# Ship to Maine



## chamberlane (28/6/15)

Hi...

Is anyone keen to send their mod(s) up to Maine for a spa? I want to send mine but would prefer to share shipping costs with someone. I did this once in 2012 and it went fine (sent my Reo Mini via SAPO), but this time around I'd want to DHL/Fedex it. I have a mailbox in California which Rob can then send the mods to, and then I'll forward from there back to SA (again DHL/Fedex).

I'm just gonna leave this post here. Hopefully I can get a few on board. If not I guess I'll just grin and bear. Btw I'm in Durban.


----------



## Silver (28/6/15)

chamberlane said:


> Hi...
> 
> Is anyone keen to send their mod(s) up to Maine for a spa? I want to send mine but would prefer to share shipping costs with someone. I did this once in 2012 and it went fine (sent my Reo Mini via SAPO), but this time around I'd want to DHL/Fedex it. I have a mailbox in California which Rob can then send the mods to, and then I'll forward from there back to SA (again DHL/Fedex).
> 
> I'm just gonna leave this post here. Hopefully I can get a few on board. If not I guess I'll just grin and bear. Btw I'm in Durban.



Welcome to the forum @chamberlane 
When you get a chance, please introduce yourself at the following thread:
http://www.ecigssa.co.za/introduce-yourselves.t24/page-249#post-239017

Otherwise, welcome, fellow Reonaut. Sounds like you are an experienced vaper organising a ship to Maine 

Thanks for the headsup. I am sure there are several Reonauts thinking of doing the same thing. Makes sense to share the boat fee


----------



## chamberlane (28/6/15)

Thanks Silver. Experienced is a good word but so is the "noob" next to my name - I like keeping things simple. You lot are crazy. 

Yeah it does make sense. Since none of you know me maybe it'd be better if someone else handles the logistics? Could still use my mailbox in USA. Or I could meet with someone in Durban and pass a Turing Test. Let's see if anyone's in first.

In all honesty I dunno if it's worth the trouble. But I'm staring at my Reos here and really wanting some new contacts/connectors. And for some reason I don't feel like 3/4 weeks of worrying that SAPO might've lost my package, even though that's never happened.


----------



## Silver (28/6/15)

chamberlane said:


> Thanks Silver. Experienced is a good word but so is the "noob" next to my name - I like keeping things simple. You lot are crazy.
> 
> Yeah it does make sense. Since none of you know me maybe it'd be better if someone else handles the logistics? Could still use my mailbox in USA. Or I could meet with someone in Durban and pass a Turing Test. Let's see if anyone's in first.
> 
> In all honesty I dunno if it's worth the trouble. But I'm staring at my Reos here and really wanting some new contacts/connectors.

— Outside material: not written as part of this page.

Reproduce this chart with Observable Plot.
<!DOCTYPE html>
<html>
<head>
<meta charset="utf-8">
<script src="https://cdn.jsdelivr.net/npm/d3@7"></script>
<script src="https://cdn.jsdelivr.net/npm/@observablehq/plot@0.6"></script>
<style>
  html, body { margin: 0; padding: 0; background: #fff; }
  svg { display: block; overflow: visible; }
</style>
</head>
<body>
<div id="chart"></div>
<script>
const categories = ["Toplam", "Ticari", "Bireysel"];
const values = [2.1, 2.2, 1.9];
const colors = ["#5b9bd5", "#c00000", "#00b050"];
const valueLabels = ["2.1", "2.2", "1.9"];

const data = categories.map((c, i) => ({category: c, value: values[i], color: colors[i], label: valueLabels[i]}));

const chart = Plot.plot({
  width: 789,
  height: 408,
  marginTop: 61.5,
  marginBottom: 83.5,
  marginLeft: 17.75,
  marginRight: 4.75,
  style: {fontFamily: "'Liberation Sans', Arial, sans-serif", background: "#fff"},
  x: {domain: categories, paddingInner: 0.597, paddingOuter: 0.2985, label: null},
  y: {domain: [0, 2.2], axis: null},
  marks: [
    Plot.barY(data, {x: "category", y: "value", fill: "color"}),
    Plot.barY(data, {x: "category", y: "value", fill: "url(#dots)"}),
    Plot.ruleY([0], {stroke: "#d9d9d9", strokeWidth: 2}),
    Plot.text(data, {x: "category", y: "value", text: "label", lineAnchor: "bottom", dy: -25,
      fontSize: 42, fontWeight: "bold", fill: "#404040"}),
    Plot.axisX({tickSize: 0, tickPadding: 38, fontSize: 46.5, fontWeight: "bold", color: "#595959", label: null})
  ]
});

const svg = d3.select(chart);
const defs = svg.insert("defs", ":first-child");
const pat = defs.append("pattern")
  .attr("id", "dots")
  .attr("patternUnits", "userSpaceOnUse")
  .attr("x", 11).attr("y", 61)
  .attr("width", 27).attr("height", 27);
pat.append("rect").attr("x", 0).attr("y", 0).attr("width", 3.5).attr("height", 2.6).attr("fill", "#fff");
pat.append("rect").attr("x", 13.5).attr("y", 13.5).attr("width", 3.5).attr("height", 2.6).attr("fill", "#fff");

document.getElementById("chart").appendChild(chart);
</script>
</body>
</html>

And for some reason I don't feel like 3/4 weeks of worrying that SAPO might've lost my package, even though that's never happened.



You on the right track. Give it some time and lets see if anyone else wants to join in


----------



## Silver (28/6/15)

By the way, if you looking just for new sub ohm contacts, maybe that can be done locally?

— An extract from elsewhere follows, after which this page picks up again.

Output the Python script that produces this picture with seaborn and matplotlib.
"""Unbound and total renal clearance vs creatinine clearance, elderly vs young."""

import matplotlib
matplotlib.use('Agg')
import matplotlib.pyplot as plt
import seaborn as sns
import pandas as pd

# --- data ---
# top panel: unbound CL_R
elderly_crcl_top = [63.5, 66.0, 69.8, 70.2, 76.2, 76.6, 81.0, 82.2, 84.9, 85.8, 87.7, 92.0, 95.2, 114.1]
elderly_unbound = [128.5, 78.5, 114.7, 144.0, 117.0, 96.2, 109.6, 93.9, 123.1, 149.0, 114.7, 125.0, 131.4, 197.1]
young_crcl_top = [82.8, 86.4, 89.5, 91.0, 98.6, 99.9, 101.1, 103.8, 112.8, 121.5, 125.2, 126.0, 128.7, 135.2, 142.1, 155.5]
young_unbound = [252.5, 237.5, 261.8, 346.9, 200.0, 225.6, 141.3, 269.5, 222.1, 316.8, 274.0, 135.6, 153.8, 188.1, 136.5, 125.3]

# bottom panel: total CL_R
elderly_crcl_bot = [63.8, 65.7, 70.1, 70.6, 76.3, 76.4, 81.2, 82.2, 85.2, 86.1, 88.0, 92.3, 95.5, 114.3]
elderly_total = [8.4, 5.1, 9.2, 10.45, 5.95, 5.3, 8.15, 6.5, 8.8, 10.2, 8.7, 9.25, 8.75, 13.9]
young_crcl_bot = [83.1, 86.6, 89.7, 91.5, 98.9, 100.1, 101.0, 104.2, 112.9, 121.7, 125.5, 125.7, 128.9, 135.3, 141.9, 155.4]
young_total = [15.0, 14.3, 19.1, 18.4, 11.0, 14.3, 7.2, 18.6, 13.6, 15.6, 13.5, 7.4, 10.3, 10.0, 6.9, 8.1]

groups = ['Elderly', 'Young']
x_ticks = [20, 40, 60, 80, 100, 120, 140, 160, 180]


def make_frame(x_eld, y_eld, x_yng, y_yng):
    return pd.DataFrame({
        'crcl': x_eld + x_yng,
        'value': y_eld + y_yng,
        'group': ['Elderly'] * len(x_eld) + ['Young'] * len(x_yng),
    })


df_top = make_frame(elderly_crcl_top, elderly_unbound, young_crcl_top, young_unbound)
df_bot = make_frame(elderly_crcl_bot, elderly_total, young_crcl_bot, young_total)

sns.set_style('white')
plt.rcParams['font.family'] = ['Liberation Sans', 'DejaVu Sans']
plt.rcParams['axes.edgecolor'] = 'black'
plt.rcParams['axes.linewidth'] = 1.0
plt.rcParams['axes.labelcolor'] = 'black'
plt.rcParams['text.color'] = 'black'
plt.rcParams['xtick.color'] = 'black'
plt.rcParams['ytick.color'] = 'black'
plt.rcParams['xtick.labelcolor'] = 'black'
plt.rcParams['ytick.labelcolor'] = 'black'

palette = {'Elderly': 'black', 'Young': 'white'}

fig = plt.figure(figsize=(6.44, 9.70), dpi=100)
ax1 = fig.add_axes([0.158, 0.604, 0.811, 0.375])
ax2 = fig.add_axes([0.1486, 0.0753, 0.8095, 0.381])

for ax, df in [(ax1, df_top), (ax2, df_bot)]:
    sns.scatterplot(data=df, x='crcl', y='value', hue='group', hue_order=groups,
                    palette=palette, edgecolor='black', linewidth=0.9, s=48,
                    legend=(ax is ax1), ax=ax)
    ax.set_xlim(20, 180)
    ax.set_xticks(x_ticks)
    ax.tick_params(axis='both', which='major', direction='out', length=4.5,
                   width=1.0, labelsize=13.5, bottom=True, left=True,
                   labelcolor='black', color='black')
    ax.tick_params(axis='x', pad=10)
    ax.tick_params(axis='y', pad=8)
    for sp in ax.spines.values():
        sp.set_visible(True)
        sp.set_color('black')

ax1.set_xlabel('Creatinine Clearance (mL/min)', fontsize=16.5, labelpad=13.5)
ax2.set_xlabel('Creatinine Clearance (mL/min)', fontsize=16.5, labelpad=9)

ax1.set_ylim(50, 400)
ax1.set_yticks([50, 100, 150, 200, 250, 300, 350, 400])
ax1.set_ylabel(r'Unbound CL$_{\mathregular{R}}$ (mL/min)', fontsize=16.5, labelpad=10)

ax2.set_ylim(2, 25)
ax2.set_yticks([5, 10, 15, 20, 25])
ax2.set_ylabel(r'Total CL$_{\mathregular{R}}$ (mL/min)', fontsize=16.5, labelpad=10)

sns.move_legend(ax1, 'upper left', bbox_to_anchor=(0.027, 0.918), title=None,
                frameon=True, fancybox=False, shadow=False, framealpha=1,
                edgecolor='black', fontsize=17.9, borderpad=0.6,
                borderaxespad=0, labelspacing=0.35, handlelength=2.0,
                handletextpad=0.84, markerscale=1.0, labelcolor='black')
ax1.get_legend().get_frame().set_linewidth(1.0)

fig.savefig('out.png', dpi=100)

If you need the new adjustable 510, then Maine it will have to be


----------



## Rob Fisher (28/6/15)

Hi @chamberlane! I have sent three parcels to Rob by SAPO and never had an issue and they pretty much take around 10 days to get there... but I do understand you wanting to use FedEx rather. 

None of my REO's need to go to the Spa... sorry.


----------



## Andre (28/6/15)

Hi @chamberlane, most welcome to the forum. I sent one Reo to Maine once. Also with SAPO and no problems. Returning it to me, insisted on the expensive option ($48, signed for), which is also quite fast and has never failed me.

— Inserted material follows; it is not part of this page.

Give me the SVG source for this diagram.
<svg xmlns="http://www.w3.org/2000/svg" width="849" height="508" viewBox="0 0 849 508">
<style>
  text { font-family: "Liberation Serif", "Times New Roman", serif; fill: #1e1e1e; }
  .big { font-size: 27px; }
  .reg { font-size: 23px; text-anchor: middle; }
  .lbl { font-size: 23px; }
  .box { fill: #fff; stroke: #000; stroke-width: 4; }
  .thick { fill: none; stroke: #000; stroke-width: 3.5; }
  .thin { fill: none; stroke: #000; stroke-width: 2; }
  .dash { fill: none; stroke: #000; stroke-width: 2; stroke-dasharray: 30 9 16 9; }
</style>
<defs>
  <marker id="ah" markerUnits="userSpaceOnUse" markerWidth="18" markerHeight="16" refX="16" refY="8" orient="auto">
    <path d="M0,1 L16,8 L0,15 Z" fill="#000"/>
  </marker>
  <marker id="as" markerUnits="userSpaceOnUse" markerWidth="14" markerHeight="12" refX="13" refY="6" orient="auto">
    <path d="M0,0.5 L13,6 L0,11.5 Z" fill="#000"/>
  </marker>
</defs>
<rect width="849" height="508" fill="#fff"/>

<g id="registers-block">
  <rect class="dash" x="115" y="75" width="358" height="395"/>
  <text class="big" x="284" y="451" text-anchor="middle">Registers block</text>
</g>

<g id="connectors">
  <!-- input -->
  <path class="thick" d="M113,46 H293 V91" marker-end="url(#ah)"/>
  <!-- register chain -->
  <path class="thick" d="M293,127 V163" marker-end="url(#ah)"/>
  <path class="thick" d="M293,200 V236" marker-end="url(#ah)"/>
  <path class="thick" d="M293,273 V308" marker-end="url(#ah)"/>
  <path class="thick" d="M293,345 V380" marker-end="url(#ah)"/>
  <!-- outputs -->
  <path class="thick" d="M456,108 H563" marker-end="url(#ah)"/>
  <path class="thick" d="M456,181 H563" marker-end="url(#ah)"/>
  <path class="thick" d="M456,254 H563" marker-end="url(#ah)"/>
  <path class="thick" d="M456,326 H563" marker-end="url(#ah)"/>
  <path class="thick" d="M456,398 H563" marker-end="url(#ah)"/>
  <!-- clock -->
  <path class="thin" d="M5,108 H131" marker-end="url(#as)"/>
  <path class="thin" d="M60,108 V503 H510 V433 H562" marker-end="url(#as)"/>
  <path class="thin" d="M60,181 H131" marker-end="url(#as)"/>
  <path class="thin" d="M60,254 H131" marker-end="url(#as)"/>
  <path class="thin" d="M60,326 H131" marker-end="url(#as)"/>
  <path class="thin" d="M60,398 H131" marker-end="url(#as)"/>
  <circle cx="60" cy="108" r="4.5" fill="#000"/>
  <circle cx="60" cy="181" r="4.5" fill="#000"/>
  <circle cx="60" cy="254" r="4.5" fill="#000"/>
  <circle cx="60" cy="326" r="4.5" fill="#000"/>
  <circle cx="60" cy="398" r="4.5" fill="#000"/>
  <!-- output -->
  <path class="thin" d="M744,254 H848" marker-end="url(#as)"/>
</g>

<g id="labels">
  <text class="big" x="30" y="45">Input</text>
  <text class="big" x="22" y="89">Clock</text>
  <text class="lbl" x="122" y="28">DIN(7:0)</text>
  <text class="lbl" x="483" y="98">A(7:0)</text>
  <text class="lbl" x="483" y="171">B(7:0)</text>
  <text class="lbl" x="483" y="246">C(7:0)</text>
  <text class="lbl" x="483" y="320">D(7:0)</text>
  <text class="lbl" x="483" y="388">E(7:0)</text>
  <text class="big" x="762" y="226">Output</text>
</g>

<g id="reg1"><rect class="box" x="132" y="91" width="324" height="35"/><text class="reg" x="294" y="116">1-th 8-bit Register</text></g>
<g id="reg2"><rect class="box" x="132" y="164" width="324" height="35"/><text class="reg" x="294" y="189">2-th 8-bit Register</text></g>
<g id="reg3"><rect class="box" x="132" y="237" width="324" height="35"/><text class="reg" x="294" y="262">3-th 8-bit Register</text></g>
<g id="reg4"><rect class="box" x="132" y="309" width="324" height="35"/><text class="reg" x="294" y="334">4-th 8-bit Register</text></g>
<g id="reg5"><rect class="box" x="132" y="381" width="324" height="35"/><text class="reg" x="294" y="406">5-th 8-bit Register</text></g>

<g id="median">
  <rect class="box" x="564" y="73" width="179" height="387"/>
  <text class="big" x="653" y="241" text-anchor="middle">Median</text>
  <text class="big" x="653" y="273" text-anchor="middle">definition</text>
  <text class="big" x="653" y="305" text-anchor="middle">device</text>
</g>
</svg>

Also not need from my side for the Spa's services, sorry.


----------



## chamberlane (29/6/15)

Thanks for the welcome  I'll pop in now and then.

I'm sure there are lots of informative threads here besides the stickied ones. One thing I like about this local forum is that I can keep my finger on the pulse of any e-cig laws being passed, so I know when to stock up on 100mg nic for the vapocalypse.


----------